From the Series, “Anchor Points”
As people, we are compelled to attach ourselves to the familiar, be it in the form of objects we choose to keep or images we use to represent ourselves. We keep objects we deem to be significant and that often connote a time of change or growth, like the houses we grew up in or the first books we learned to read. We associate ourselves with sports teams and quote authors to illustrate our personal beliefs.
We perform all these acts of keeping and association because of the sense of security they offer. Objects and symbols serve as anchor points in our relationships, such as heirlooms we inherit from grandparents and gifts from parents or close friends. We keep what people give us to help us remember why and how we are connected.
But the act of keeping is stagnant and therefore contradictory to growth, so we ground ourselves in what has happened instead of mobilizing potential for the future. Having grown up with animals, I find myself very attached to them and through them feel linked to my family; the homing pigeon, specifically, has been a mainstay in my repertoire of images. My dad raised hundreds of them his whole life and I have always been enchanted by a homing pigeon’s instinctive desire to always fly home, a desire that takes precedence over any other attachment to a mate or its community. In my adult life, I live far from my childhood home, the animals I grew up with are all gone, and my father has passed, but these symbols remain embedded in my identity. I illustrate the stories of these symbols in my woodcuts and drawings, in which I capture moments of tension and stillness in the midst of movement and interaction. My subjects feel closely bonded—even stuck—to one another, yet interrupted.

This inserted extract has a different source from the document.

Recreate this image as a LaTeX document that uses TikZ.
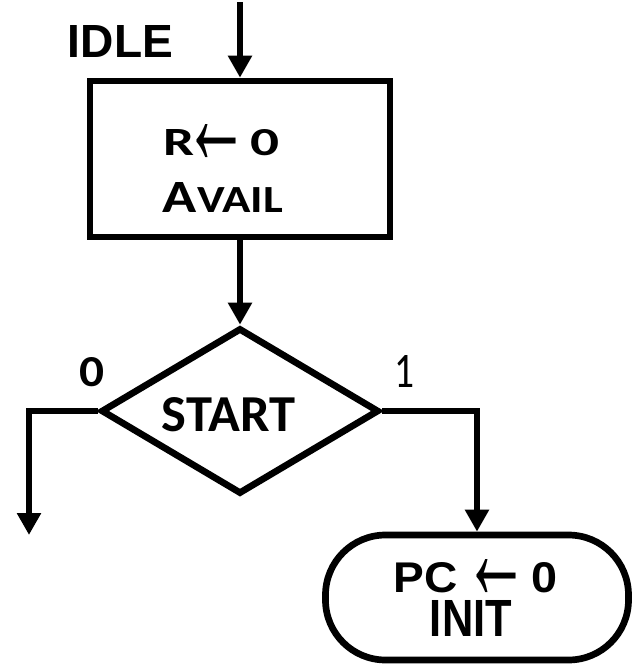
\documentclass[tikz,border=0pt]{standalone}
\usepackage{fontspec}
\usepackage{graphicx}
\setmainfont{Carlito}
\newfontfamily\arialfont{Liberation Sans}
\usetikzlibrary{shapes.geometric,arrows.meta}
\newlength\pxu
\setlength\pxu{0.02cm}
\newcommand{\fitbox}[3]{\resizebox{#1\pxu}{#2\pxu}{#3}}
\newcommand{\arrowglyph}[3]{\smash{\raisebox{#3\pxu}{\resizebox{#1\pxu}{#2\pxu}{\arialfont\mdseries ←}}}}
\tikzset{
  flow/.style={line width=3.5pt,-{Triangle[length=0.44cm,width=0.46cm]}},
  shapeline/.style={draw,line width=3.8pt},
}

\begin{document}
\begin{tikzpicture}[x=0.02cm,y=-0.02cm,inner sep=0pt]
  \useasboundingbox (0,0) rectangle (633,664);
  % shapes
  \node[shapeline,rectangle,minimum width=300\pxu,minimum height=156\pxu] (idlebox) at (240,159) {};
  \node[shapeline,diamond,minimum width=278\pxu,minimum height=166\pxu] (startdia) at (240,411) {};
  \node[shapeline,rectangle,rounded corners=60\pxu,minimum width=303\pxu,minimum height=125\pxu] (initbox) at (477,597.5) {};
  % texts
  \node (idlelbl) at (120.5,41) {\fitbox{105}{32}{\arialfont\bfseries IDLE}};
  \node[anchor=base west] (rlbl) at (163,155) {\fitbox{31}{26}{\bfseries R}\hspace{-11\pxu}\arrowglyph{66}{40}{-9}\hspace{1\pxu}\fitbox{29}{26}{\bfseries 0}};
  \node (availlbl) at (223,197) {\fitbox{120}{30}{\bfseries A{\fontsize{8.3}{10}\selectfont VAIL}}};
  \node (startlbl) at (228.5,415) {\fitbox{133}{34}{\bfseries START}};
  \node (zerolbl) at (92.5,372.5) {\fitbox{25}{29}{\bfseries 0}};
  \node (onelbl) at (405,371) {\fitbox{20}{32}{1}};
  \node[anchor=base west] (pclbl) at (393,592) {\fitbox{64}{30}{\arialfont\bfseries PC}\hspace{6\pxu}\arrowglyph{66}{40}{-7.5}\hspace{2\pxu}\fitbox{26}{30}{\arialfont\bfseries 0}};
  \node (initlbl) at (471,618.5) {\fitbox{82}{36}{\arialfont\bfseries INIT}};
  % connectors
  \coordinate (entry) at (240,2);
  \coordinate (exit0) at (29,535);
  \draw[flow] (entry) -- (idlebox.north);
  \draw[flow] (idlebox.south) -- (startdia.north);
  \draw[flow] (startdia.west) -| (exit0);
  \draw[flow] (startdia.east) -| (initbox.north);
\end{tikzpicture}
\end{document}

Whatever our compulsions may be, personal insignias begin to speak for us. They determine how we move, in the selection and arrangement of our homes. They determine how we interact, in proving how well we know other people by the gifts we choose for them. They fuel our need to have concrete evidence that our sense of belonging exists and what we do is relevant. Even when a circumstance changes—be it the end of a job, a relationship, an event—our attachment to an object associated with it remains, and in that way our experience lives on.